* _TASK INSTRUCTIONS_
Your task is to copy the material exactly.

* _PROVIDED MATERIAL_
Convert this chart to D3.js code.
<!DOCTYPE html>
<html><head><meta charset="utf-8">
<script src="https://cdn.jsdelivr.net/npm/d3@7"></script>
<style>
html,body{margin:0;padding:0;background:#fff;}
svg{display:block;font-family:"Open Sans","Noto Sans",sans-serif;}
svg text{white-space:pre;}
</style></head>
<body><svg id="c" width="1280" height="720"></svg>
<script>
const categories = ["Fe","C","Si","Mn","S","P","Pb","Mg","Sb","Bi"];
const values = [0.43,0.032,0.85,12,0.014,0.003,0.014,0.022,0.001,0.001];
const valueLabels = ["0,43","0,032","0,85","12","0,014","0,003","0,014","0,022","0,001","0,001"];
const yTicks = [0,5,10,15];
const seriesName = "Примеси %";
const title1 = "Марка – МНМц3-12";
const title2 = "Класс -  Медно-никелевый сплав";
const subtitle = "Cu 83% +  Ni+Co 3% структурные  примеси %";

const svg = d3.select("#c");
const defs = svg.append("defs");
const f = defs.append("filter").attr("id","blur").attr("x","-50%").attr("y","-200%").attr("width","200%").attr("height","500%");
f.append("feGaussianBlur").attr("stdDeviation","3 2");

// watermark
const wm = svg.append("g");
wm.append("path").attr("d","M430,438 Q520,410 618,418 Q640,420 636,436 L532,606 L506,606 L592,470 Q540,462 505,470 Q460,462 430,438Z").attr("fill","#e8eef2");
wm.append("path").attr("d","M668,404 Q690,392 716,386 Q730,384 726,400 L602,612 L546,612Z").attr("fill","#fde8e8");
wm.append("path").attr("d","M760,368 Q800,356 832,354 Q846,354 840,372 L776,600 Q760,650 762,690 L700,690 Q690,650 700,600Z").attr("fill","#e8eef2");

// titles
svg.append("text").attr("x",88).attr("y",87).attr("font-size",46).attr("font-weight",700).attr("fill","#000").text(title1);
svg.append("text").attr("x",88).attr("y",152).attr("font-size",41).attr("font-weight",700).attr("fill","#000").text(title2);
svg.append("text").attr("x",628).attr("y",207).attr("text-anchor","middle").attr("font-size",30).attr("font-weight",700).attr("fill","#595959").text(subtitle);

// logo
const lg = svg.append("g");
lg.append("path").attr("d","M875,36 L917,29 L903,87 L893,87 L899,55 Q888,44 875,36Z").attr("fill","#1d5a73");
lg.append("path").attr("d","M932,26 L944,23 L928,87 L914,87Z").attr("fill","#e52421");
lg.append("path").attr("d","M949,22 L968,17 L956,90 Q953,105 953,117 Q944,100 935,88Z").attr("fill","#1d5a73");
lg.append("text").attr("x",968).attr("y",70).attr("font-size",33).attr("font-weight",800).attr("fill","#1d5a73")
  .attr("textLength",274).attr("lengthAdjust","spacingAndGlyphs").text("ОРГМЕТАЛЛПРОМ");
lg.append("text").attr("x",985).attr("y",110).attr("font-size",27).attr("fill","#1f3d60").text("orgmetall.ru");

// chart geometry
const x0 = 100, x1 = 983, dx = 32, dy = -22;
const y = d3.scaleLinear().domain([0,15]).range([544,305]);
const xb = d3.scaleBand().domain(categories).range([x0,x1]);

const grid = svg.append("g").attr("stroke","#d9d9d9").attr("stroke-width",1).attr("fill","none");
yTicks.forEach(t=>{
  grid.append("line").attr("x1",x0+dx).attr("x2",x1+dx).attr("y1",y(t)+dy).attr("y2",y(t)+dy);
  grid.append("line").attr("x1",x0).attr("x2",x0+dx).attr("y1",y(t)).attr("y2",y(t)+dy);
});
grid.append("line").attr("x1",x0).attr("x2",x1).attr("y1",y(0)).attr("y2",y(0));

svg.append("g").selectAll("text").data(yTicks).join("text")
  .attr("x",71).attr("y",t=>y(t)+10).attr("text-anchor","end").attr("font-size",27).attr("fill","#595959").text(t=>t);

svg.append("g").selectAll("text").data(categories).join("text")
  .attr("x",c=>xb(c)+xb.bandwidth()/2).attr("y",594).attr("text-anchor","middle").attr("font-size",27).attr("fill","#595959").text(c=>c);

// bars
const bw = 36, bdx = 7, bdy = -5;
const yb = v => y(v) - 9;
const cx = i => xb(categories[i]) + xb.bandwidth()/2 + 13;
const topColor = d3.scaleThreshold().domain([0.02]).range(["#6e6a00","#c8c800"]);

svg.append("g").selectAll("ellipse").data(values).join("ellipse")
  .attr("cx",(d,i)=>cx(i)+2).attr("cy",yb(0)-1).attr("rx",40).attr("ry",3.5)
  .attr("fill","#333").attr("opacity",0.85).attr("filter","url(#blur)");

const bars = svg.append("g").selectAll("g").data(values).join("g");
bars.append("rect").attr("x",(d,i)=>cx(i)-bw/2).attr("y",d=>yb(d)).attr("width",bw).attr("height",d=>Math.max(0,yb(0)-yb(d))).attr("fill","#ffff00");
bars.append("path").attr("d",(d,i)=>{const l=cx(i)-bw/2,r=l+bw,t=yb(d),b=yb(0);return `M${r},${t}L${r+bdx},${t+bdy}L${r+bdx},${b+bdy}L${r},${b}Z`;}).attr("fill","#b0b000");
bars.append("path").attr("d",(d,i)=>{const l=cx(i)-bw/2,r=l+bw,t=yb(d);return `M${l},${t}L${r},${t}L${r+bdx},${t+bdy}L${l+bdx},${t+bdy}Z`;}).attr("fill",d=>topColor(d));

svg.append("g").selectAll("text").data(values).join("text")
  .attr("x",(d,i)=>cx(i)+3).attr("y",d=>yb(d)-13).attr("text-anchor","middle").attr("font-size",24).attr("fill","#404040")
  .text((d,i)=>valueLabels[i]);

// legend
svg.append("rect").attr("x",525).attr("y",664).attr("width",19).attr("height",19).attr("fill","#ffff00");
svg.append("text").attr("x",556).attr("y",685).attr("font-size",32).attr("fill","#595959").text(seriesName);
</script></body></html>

* _TASK OUTPUT_
Convert this chart to D3.js code.
<!DOCTYPE html>
<html><head><meta charset="utf-8">
<script src="https://cdn.jsdelivr.net/npm/d3@7"></script>
<style>
html,body{margin:0;padding:0;background:#fff;}
svg{display:block;font-family:"Open Sans","Noto Sans",sans-serif;}
svg text{white-space:pre;}
</style></head>
<body><svg id="c" width="1280" height="720"></svg>
<script>
const categories = ["Fe","C","Si","Mn","S","P","Pb","Mg","Sb","Bi"];
const values = [0.43,0.032,0.85,12,0.014,0.003,0.014,0.022,0.001,0.001];
const valueLabels = ["0,43","0,032","0,85","12","0,014","0,003","0,014","0,022","0,001","0,001"];
const yTicks = [0,5,10,15];
const seriesName = "Примеси %";
const title1 = "Марка – МНМц3-12";
const title2 = "Класс -  Медно-никелевый сплав";
const subtitle = "Cu 83% +  Ni+Co 3% структурные  примеси %";

const svg = d3.select("#c");
const defs = svg.append("defs");
const f = defs.append("filter").attr("id","blur").attr("x","-50%").attr("y","-200%").attr("width","200%").attr("height","500%");
f.append("feGaussianBlur").attr("stdDeviation","3 2");

// watermark
const wm = svg.append("g");
wm.append("path").attr("d","M430,438 Q520,410 618,418 Q640,420 636,436 L532,606 L506,606 L592,470 Q540,462 505,470 Q460,462 430,438Z").attr("fill","#e8eef2");
wm.append("path").attr("d","M668,404 Q690,392 716,386 Q730,384 726,400 L602,612 L546,612Z").attr("fill","#fde8e8");
wm.append("path").attr("d","M760,368 Q800,356 832,354 Q846,354 840,372 L776,600 Q760,650 762,690 L700,690 Q690,650 700,600Z").attr("fill","#e8eef2");

// titles
svg.append("text").attr("x",88).attr("y",87).attr("font-size",46).attr("font-weight",700).attr("fill","#000").text(title1);
svg.append("text").attr("x",88).attr("y",152).attr("font-size",41).attr("font-weight",700).attr("fill","#000").text(title2);
svg.append("text").attr("x",628).attr("y",207).attr("text-anchor","middle").attr("font-size",30).attr("font-weight",700).attr("fill","#595959").text(subtitle);

// logo
const lg = svg.append("g");
lg.append("path").attr("d","M875,36 L917,29 L903,87 L893,87 L899,55 Q888,44 875,36Z").attr("fill","#1d5a73");
lg.append("path").attr("d","M932,26 L944,23 L928,87 L914,87Z").attr("fill","#e52421");
lg.append("path").attr("d","M949,22 L968,17 L956,90 Q953,105 953,117 Q944,100 935,88Z").attr("fill","#1d5a73");
lg.append("text").attr("x",968).attr("y",70).attr("font-size",33).attr("font-weight",800).attr("fill","#1d5a73")
  .attr("textLength",274).attr("lengthAdjust","spacingAndGlyphs").text("ОРГМЕТАЛЛПРОМ");
lg.append("text").attr("x",985).attr("y",110).attr("font-size",27).attr("fill","#1f3d60").text("orgmetall.ru");

// chart geometry
const x0 = 100, x1 = 983, dx = 32, dy = -22;
const y = d3.scaleLinear().domain([0,15]).range([544,305]);
const xb = d3.scaleBand().domain(categories).range([x0,x1]);

const grid = svg.append("g").attr("stroke","#d9d9d9").attr("stroke-width",1).attr("fill","none");
yTicks.forEach(t=>{
  grid.append("line").attr("x1",x0+dx).attr("x2",x1+dx).attr("y1",y(t)+dy).attr("y2",y(t)+dy);
  grid.append("line").attr("x1",x0).attr("x2",x0+dx).attr("y1",y(t)).attr("y2",y(t)+dy);
});
grid.append("line").attr("x1",x0).attr("x2",x1).attr("y1",y(0)).attr("y2",y(0));

svg.append("g").selectAll("text").data(yTicks).join("text")
  .attr("x",71).attr("y",t=>y(t)+10).attr("text-anchor","end").attr("font-size",27).attr("fill","#595959").text(t=>t);

svg.append("g").selectAll("text").data(categories).join("text")
  .attr("x",c=>xb(c)+xb.bandwidth()/2).attr("y",594).attr("text-anchor","middle").attr("font-size",27).attr("fill","#595959").text(c=>c);

// bars
const bw = 36, bdx = 7, bdy = -5;
const yb = v => y(v) - 9;
const cx = i => xb(categories[i]) + xb.bandwidth()/2 + 13;
const topColor = d3.scaleThreshold().domain([0.02]).range(["#6e6a00","#c8c800"]);

svg.append("g").selectAll("ellipse").data(values).join("ellipse")
  .attr("cx",(d,i)=>cx(i)+2).attr("cy",yb(0)-1).attr("rx",40).attr("ry",3.5)
  .attr("fill","#333").attr("opacity",0.85).attr("filter","url(#blur)");

const bars = svg.append("g").selectAll("g").data(values).join("g");
bars.append("rect").attr("x",(d,i)=>cx(i)-bw/2).attr("y",d=>yb(d)).attr("width",bw).attr("height",d=>Math.max(0,yb(0)-yb(d))).attr("fill","#ffff00");
bars.append("path").attr("d",(d,i)=>{const l=cx(i)-bw/2,r=l+bw,t=yb(d),b=yb(0);return `M${r},${t}L${r+bdx},${t+bdy}L${r+bdx},${b+bdy}L${r},${b}Z`;}).attr("fill","#b0b000");
bars.append("path").attr("d",(d,i)=>{const l=cx(i)-bw/2,r=l+bw,t=yb(d);return `M${l},${t}L${r},${t}L${r+bdx},${t+bdy}L${l+bdx},${t+bdy}Z`;}).attr("fill",d=>topColor(d));

svg.append("g").selectAll("text").data(values).join("text")
  .attr("x",(d,i)=>cx(i)+3).attr("y",d=>yb(d)-13).attr("text-anchor","middle").attr("font-size",24).attr("fill","#404040")
  .text((d,i)=>valueLabels[i]);

// legend
svg.append("rect").attr("x",525).attr("y",664).attr("width",19).attr("height",19).attr("fill","#ffff00");
svg.append("text").attr("x",556).attr("y",685).attr("font-size",32).attr("fill","#595959").text(seriesName);
</script></body></html>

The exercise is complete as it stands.